A Fast First-Order Optimization Approach to Elastoplastic Analysis of Skeletal Structures

TL;DR

This paper introduces an accelerated proximal gradient method for large-scale elastoplastic analysis of skeletal structures, reformulating the problem as an unconstrained nonsmooth convex optimization to improve computational efficiency.

Contribution

It presents a novel formulation of elastoplastic analysis as an unconstrained nonsmooth convex problem and applies an accelerated gradient method for faster solutions.

Findings

Effective for large-scale elastoplastic analysis

Accelerated method outperforms traditional approaches

Warm-start strategy speeds up incremental analysis

Abstract

It is classical that, when the small deformation is assumed, the incremental analysis problem of an elastoplastic structure with a piecewise-linear yield condition and a linear strain hardening model can be formulated as a convex quadratic programming problem.
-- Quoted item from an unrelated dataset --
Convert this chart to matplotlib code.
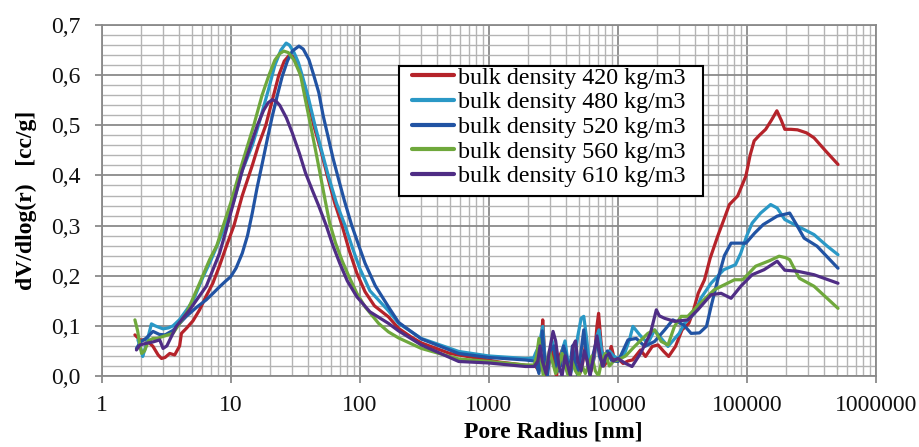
import matplotlib
matplotlib.use("Agg")
import matplotlib.pyplot as plt
from matplotlib.patches import Rectangle
from matplotlib.ticker import FixedLocator, FixedFormatter, LogLocator, MultipleLocator, NullFormatter

# ---------------- data ----------------
labels = ["bulk density 420 kg/m3", "bulk density 480 kg/m3", "bulk density 520 kg/m3",
          "bulk density 560 kg/m3", "bulk density 610 kg/m3"]

r_420 = [1.81, 1.98, 2.22, 2.50, 2.74, 2.91, 3.1, 3.37, 3.68, 4.02,
         4.15, 4.53, 5.1, 5.74, 6.47, 7.27, 8.2, 9.23, 10.6, 12.3,
         14.7, 16.4, 18.7, 21, 23.6, 26, 28.5, 30.5, 32.5, 35,
         38, 41, 44, 50, 56, 64, 73, 83, 95, 110,
         130, 167, 200, 250, 300, 500, 800, 1200, 2000, 2300,
         2450, 2550, 2620, 2700, 2780, 2900, 3050, 3200, 3350, 3550,
         3750, 3950, 4200, 4450, 4600, 4850, 5000, 5300, 5600, 5900,
         6200, 6600, 6900, 7100, 7400, 7800, 8300, 8900, 9400, 10000,
         11000, 12000, 13000, 15000, 16400, 18500, 20500, 22700, 24800, 28000,
         31500, 35500, 38000, 42000, 47000, 52000, 59500, 66000, 73300, 84900,
         98400, 106000, 114000, 125000, 140000, 155000, 171000, 185000, 197000, 220000,
         247000, 290000, 332000, 408000, 509000]
v_420 = [0.082, 0.072, 0.072, 0.059, 0.042, 0.035, 0.037, 0.045, 0.042, 0.06,
         0.085, 0.095, 0.11, 0.132, 0.16, 0.185, 0.22, 0.258, 0.3, 0.36,
         0.42, 0.46, 0.5, 0.55, 0.6, 0.628, 0.64, 0.637, 0.625, 0.6,
         0.57, 0.535, 0.5, 0.45, 0.4, 0.345, 0.3, 0.25, 0.205, 0.168,
         0.14, 0.118, 0.095, 0.078, 0.066, 0.045, 0.036, 0.028, 0.021, 0.02,
         0.01, 0.06, 0.112, 0.05, 0.0, 0.02, 0.06, 0.03, 0.0, 0.04,
         0.055, 0.02, 0.0, 0.03, 0.04, 0.01, 0.0, 0.02, 0.06, 0.02,
         0.01, 0.04, 0.1, 0.125, 0.07, 0.02, 0.03, 0.059, 0.035, 0.035,
         0.025, 0.03, 0.032, 0.052, 0.039, 0.059, 0.062, 0.049, 0.039, 0.059,
         0.092, 0.105, 0.125, 0.165, 0.192, 0.235, 0.279, 0.31, 0.342, 0.359,
         0.399, 0.44, 0.469, 0.48, 0.492, 0.51, 0.529, 0.51, 0.492, 0.492,
         0.491, 0.485, 0.475, 0.449, 0.422]

r_480 = [1.91, 2.04, 2.08, 2.2, 2.43, 2.6, 2.99, 3.3, 3.57, 4.0,
         4.5, 5.1, 6.04, 7.0, 8.0, 9.4, 10.6, 12.3, 14.7, 16.4,
         19.8, 22, 24.5, 26.9, 28.5, 31, 33.5, 35.8, 40, 45,
         50, 57, 66, 77, 88, 100, 120, 167, 200, 300,
         585, 1000, 1925, 2230,
         2300, 2450, 2620, 2700, 2800, 2950, 3100, 3300, 3500, 3700,
         3900, 4100, 4300, 4600, 4900, 5200, 5450, 5700, 6000, 6400,
         6900, 7150, 7500, 8000, 8600, 9300, 10000, 11300, 12400, 13100,
         14800, 17100, 19300, 21100, 24500, 29900, 32900, 39300, 44000, 52800,
         66300, 81700, 89800, 100000, 110000, 128000, 153000, 172000, 197000, 247000,
         332000, 420000, 509000]
v_480 = [0.072, 0.05, 0.039, 0.06, 0.104, 0.1, 0.094, 0.096, 0.1, 0.112,
         0.13, 0.15, 0.195, 0.23, 0.265, 0.31, 0.35, 0.41, 0.46, 0.5,
         0.575, 0.62, 0.65, 0.664, 0.66, 0.645, 0.625, 0.6, 0.555, 0.5,
         0.455, 0.4, 0.345, 0.3, 0.255, 0.215, 0.17, 0.13, 0.105, 0.075,
         0.049, 0.04, 0.035, 0.036,
         0.045, 0.06, 0.099, 0.05, 0.01, 0.04, 0.07, 0.04, 0.01, 0.05,
         0.07, 0.03, 0.005, 0.03, 0.08, 0.115, 0.119, 0.08, 0.03, 0.02,
         0.08, 0.092, 0.05, 0.03, 0.05, 0.04, 0.035, 0.045, 0.075, 0.099,
         0.082, 0.065, 0.092, 0.079, 0.059, 0.085, 0.105, 0.125, 0.155, 0.185,
         0.212, 0.222, 0.245, 0.28, 0.305, 0.325, 0.342, 0.335, 0.312, 0.299,
         0.282, 0.259, 0.242]

r_520 = [1.86, 2.0, 2.2, 2.5, 2.8, 3.1, 3.57, 4.53, 5.5, 6.47,
         7.5, 8.2, 9.2, 10, 11, 12.3, 13.5, 14.7, 16, 17.6,
         19.5, 21, 23, 25.1, 27.5, 30, 33.8, 36.5, 40.4, 44,
         48.2, 52, 57.6, 62, 68.8, 76, 86.8, 100, 110, 132,
         167, 200, 300, 585, 1000, 1925, 2250,
         2300, 2450, 2600, 2700, 2850, 3000, 3200, 3400, 3600, 3800,
         4000, 4200, 4450, 4650, 4900, 5200, 5450, 5700, 6000, 6400,
         6900, 7200, 7700, 8300, 9000, 10050, 12000, 13900, 16200, 19300,
         23100, 26700, 32400, 37000, 43000, 48700, 53000, 59500, 67000, 75500,
         98400, 115000, 134000, 172000, 215000, 245000, 278000, 350000, 509000]
v_520 = [0.055, 0.068, 0.075, 0.089, 0.083, 0.082, 0.091, 0.119, 0.138, 0.152,
         0.168, 0.178, 0.19, 0.198, 0.215, 0.245, 0.28, 0.325, 0.375, 0.425,
         0.48, 0.518, 0.56, 0.598, 0.628, 0.648, 0.658, 0.652, 0.631, 0.6,
         0.565, 0.52, 0.471, 0.435, 0.391, 0.35, 0.3, 0.255, 0.225, 0.18,
         0.138, 0.107, 0.074, 0.045, 0.037, 0.032, 0.03,
         0.03, 0.005, 0.09, 0.04, 0.0, 0.05, 0.06, 0.01, 0.02, 0.06,
         0.04, 0.005, 0.06, 0.03, 0.0, 0.05, 0.092, 0.04, 0.01, 0.04,
         0.075, 0.04, 0.02, 0.05, 0.03, 0.029, 0.072, 0.075, 0.059, 0.069,
         0.092, 0.112, 0.102, 0.085, 0.086, 0.099, 0.14, 0.192, 0.24, 0.265,
         0.265, 0.285, 0.302, 0.319, 0.325, 0.3, 0.275, 0.259, 0.215]

r_560 = [1.81, 1.9, 1.98, 2.04, 2.15, 2.3, 2.5, 2.7, 2.99, 3.57,
         4.53, 5.0, 5.74, 6.86, 7.8, 8.63, 10, 12.3, 15.1, 17.5,
         19.8, 22, 24, 25.8, 28, 31, 34.8, 38, 41.6, 45.5,
         49.6, 54, 58.5, 65, 73, 82, 95, 110, 140, 167,
         200, 300, 585, 1000, 1925, 2250,
         2350, 2450, 2550, 2650, 2800, 2950, 3100, 3300, 3500, 3700,
         3900, 4150, 4400, 4700, 5000, 5300, 5600, 5900, 6300, 6700,
         7100, 7500, 8000, 8600, 9300, 10050, 11500, 13500, 17100, 19300,
         21700, 24500, 27500, 31000, 34900, 41700, 55900, 80300, 92800, 117000,
         150000, 178000, 200000, 215000, 255000, 332000, 509000]
v_560 = [0.112, 0.09, 0.06, 0.045, 0.05, 0.07, 0.075, 0.075, 0.079, 0.085,
         0.125, 0.15, 0.185, 0.232, 0.26, 0.295, 0.345, 0.425, 0.5, 0.56,
         0.6, 0.63, 0.643, 0.648, 0.645, 0.63, 0.6, 0.55, 0.5, 0.45,
         0.4, 0.35, 0.305, 0.265, 0.23, 0.2, 0.165, 0.138, 0.105, 0.088,
         0.076, 0.055, 0.034, 0.029, 0.022, 0.022,
         0.04, 0.075, 0.03, 0.0, 0.02, 0.05, 0.03, 0.005, 0.02, 0.045,
         0.02, 0.0, 0.03, 0.01, 0.0, 0.02, 0.005, 0.02, 0.04, 0.01,
         0.0, 0.03, 0.045, 0.02, 0.03, 0.032, 0.04, 0.059, 0.085, 0.092,
         0.069, 0.062, 0.099, 0.119, 0.119, 0.14, 0.172, 0.192, 0.192, 0.219,
         0.23, 0.239, 0.236, 0.232, 0.195, 0.179, 0.135]

r_610 = [1.86, 1.98, 2.2, 2.5, 2.82, 2.99, 3.2, 3.79, 4.81, 6.47,
         8.2, 9.2, 10, 12.3, 14.7, 16.1, 18, 19.5, 21, 22.5,
         24, 27, 30, 34, 38, 43, 48, 55, 62, 70,
         80, 95, 120, 167, 200, 300, 585, 1000, 1925, 2250,
         2400, 2500, 2600, 2780, 2950, 3150, 3300, 3500, 3700, 3900,
         4100, 4300, 4500, 4700, 4900, 5200, 5500, 5800, 6100, 6500,
         6900, 7200, 7600, 8100, 8600, 9200, 10000, 11500, 12900, 15000,
         17900, 19900, 21000, 23100, 27500, 34900, 41700, 52800, 63200, 75500,
         89800, 110000, 136000, 172000, 197000, 247000, 332000, 509000]
v_610 = [0.052, 0.062, 0.065, 0.068, 0.072, 0.055, 0.06, 0.099, 0.132, 0.179,
         0.245, 0.29, 0.325, 0.41, 0.47, 0.5, 0.53, 0.545, 0.551, 0.548,
         0.54, 0.515, 0.485, 0.445, 0.405, 0.37, 0.34, 0.3, 0.26, 0.225,
         0.19, 0.158, 0.128, 0.105, 0.09, 0.062, 0.029, 0.026, 0.019, 0.019,
         0.03, 0.06, 0.03, 0.005, 0.05, 0.089, 0.07, 0.02, 0.0, 0.04,
         0.02, 0.0, 0.06, 0.07, 0.03, 0.01, 0.05, 0.03, 0.0, 0.04,
         0.08, 0.05, 0.02, 0.04, 0.045, 0.03, 0.035, 0.025, 0.019, 0.045,
         0.085, 0.132, 0.12, 0.115, 0.109, 0.112, 0.132, 0.162, 0.165, 0.155,
         0.179, 0.202, 0.212, 0.229, 0.211, 0.209, 0.202, 0.185]

colors = ["#B5232A", "#2A98C6", "#2153A3", "#6FA83C", "#4F2D85"]

xtick_values = [1, 10, 100, 1000, 10000, 100000, 1000000]
xtick_labels = ["1", "10", "100", "1000", "10000", "100000", "1000000"]
ytick_values = [0.0, 0.1, 0.2, 0.3, 0.4, 0.5, 0.6, 0.7]
ytick_labels = ["0,0", "0,1", "0,2", "0,3", "0,4", "0,5", "0,6", "0,7"]

x_label = "Pore Radius [nm]"
y_label = "dV/dlog(r)   [cc/g]"

# ---------------- figure ----------------
plt.rcParams['font.family'] = ['Liberation Serif', 'DejaVu Serif']

fig = plt.figure(figsize=(9.2, 4.47), dpi=100)
ax = fig.add_axes([0.1105, 0.1588, 0.8415, 0.7852])

series = [(r_420, v_420), (r_480, v_480), (r_520, v_520), (r_560, v_560), (r_610, v_610)]
for (r, v), c, lab in zip(series, colors, labels):
    ax.plot(r, v, color=c, lw=2.3, label=lab, solid_joinstyle='round', solid_capstyle='round', zorder=3)

ax.set_xscale('log')
ax.set_xlim(1, 1e6)
ax.set_ylim(0, 0.7)

ax.xaxis.set_major_locator(FixedLocator(xtick_values))
ax.xaxis.set_major_formatter(FixedFormatter(xtick_labels))
ax.xaxis.set_minor_locator(LogLocator(base=10, subs=range(2, 10), numticks=50))
ax.xaxis.set_minor_formatter(NullFormatter())
ax.yaxis.set_major_locator(FixedLocator(ytick_values))
ax.yaxis.set_major_formatter(FixedFormatter(ytick_labels))
ax.yaxis.set_minor_locator(MultipleLocator(0.02))

ax.grid(which='major', color='#8a8a8a', lw=1.3, zorder=0)
ax.grid(which='minor', color='#b4b4b4', lw=1.0, zorder=0)
ax.set_axisbelow(True)

for s in ax.spines.values():
    s.set_color('#8a8a8a')
    s.set_linewidth(1.3)

ax.tick_params(axis='both', which='major', direction='out', length=5, width=1.3,
               color='#8a8a8a', labelsize=17, labelcolor='#111111')
ax.tick_params(axis='x', which='major', pad=9)
ax.tick_params(axis='y', which='major', pad=10)
ax.tick_params(axis='both', which='minor', length=0)

ax.set_xlabel(x_label, fontsize=17, fontweight='bold')
ax.xaxis.set_label_coords(0.583, -0.13)
ax.set_ylabel(y_label, fontsize=17, fontweight='bold')
ax.yaxis.set_label_coords(-0.083, 0.5)

# legend box (white background with black frame)
box = Rectangle((0.384, 0.5128), 0.3926, 0.3702, transform=ax.transAxes,
                facecolor='white', edgecolor='black', lw=1.5, zorder=4)
ax.add_patch(box)

leg = ax.legend(loc='upper left', bbox_to_anchor=(0.401, 0.881), borderaxespad=0,
                fontsize=17.3, frameon=False, handlelength=1.75,
                handletextpad=0.18, labelspacing=0.12, borderpad=0.0)
leg.set_zorder(5)
for line in leg.get_lines():
    line.set_linewidth(3)

fig.savefig("out.png", dpi=100, facecolor='white')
Alternatively, this paper presents a different formulation, an unconstrained nonsmooth convex optimization problem, and proposes to solve it with an accelerated gradient-like method. Specifically, we adopt an accelerated proximal gradient method, that has been developed for a regularized least squares problem. Numerical experiments show that the presented algorithm is effective for large-scale elastoplastic analysis. Also, a simple warm-start strategy can speed up the algorithm when the path-dependent incremental analysis is carried out.